» **STORED DATA**
******************************

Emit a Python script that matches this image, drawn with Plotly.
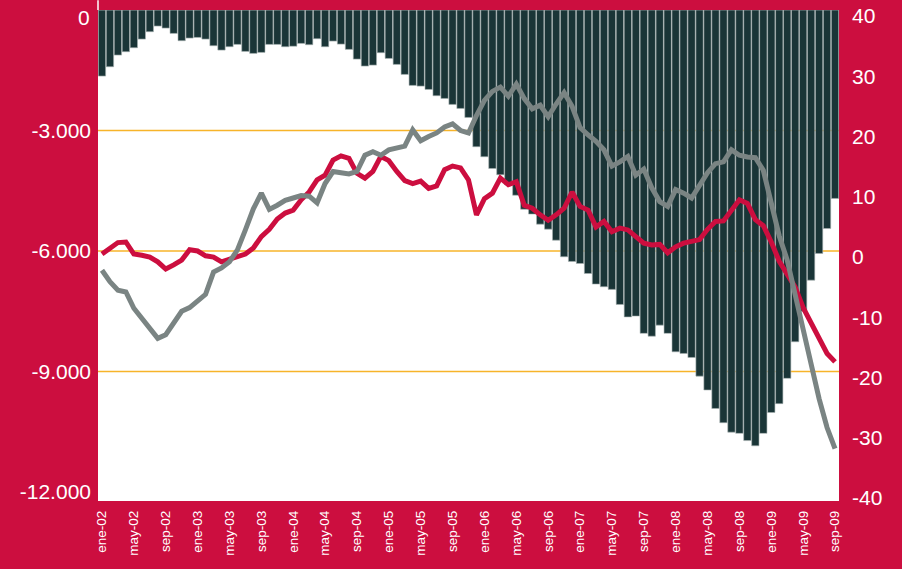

******************************

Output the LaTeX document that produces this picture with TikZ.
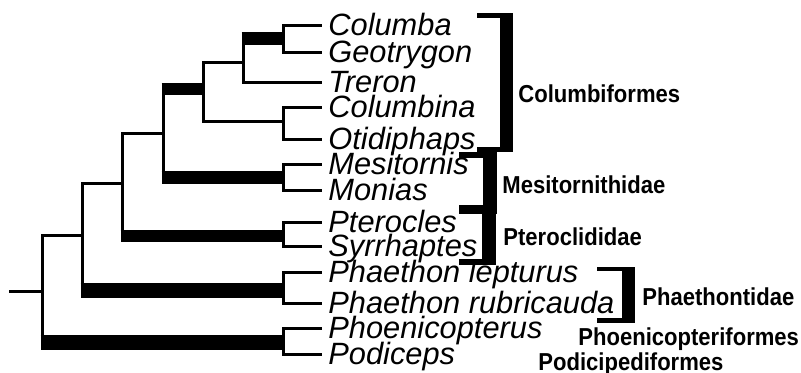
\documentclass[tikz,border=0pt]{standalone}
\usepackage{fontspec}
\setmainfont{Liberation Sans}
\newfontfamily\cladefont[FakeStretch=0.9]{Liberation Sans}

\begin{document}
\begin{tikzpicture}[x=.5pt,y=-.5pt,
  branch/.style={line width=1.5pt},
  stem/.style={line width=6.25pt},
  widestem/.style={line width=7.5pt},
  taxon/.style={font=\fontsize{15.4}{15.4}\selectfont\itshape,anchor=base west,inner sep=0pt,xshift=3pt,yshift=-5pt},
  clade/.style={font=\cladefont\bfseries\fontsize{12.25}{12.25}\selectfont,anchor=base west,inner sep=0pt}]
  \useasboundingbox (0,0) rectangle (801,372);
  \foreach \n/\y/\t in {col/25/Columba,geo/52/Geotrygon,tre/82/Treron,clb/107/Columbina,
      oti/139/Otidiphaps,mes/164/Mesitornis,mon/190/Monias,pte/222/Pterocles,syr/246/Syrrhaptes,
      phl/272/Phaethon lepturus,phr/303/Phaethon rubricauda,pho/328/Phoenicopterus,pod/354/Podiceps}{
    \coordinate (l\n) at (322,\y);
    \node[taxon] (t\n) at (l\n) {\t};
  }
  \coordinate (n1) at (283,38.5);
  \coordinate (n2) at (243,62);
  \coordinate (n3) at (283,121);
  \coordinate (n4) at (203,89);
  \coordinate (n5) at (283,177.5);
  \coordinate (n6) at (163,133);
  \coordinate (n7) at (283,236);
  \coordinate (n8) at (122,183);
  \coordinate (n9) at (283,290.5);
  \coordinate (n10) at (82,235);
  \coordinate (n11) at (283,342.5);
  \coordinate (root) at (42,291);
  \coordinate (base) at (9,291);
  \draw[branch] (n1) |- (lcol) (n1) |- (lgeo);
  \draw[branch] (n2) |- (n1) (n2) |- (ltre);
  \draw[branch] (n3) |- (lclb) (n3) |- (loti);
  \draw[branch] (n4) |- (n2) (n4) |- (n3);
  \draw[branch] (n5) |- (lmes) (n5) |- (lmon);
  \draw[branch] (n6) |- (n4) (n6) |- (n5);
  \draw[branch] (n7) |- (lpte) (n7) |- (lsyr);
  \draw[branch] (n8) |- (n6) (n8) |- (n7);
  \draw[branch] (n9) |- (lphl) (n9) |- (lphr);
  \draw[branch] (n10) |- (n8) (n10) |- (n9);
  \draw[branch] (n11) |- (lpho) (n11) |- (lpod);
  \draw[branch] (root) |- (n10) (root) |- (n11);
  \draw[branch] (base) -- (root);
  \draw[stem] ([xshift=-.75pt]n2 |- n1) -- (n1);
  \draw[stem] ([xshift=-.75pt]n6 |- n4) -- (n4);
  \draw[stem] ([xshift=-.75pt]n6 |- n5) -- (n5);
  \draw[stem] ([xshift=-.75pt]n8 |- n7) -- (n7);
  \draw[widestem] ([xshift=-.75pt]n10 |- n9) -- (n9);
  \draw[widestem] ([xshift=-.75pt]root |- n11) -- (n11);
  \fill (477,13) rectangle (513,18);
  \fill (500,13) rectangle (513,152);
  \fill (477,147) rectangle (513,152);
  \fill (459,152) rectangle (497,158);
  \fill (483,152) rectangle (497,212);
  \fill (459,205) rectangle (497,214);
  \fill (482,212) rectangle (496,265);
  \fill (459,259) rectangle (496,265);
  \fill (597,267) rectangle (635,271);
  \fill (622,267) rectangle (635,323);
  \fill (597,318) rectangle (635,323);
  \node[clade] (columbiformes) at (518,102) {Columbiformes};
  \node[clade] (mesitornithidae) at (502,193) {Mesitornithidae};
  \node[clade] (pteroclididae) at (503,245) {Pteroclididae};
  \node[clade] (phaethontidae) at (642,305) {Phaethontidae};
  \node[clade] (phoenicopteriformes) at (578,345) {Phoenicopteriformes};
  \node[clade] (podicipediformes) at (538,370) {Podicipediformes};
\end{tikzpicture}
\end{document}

******************************

» **EXERCISE PROMPT**
Show, from the material above, each line that includes the string "this".

» **WRITTEN RESPONSE**
Emit a Python script that matches this image, drawn with Plotly.
Output the LaTeX document that produces this picture with TikZ.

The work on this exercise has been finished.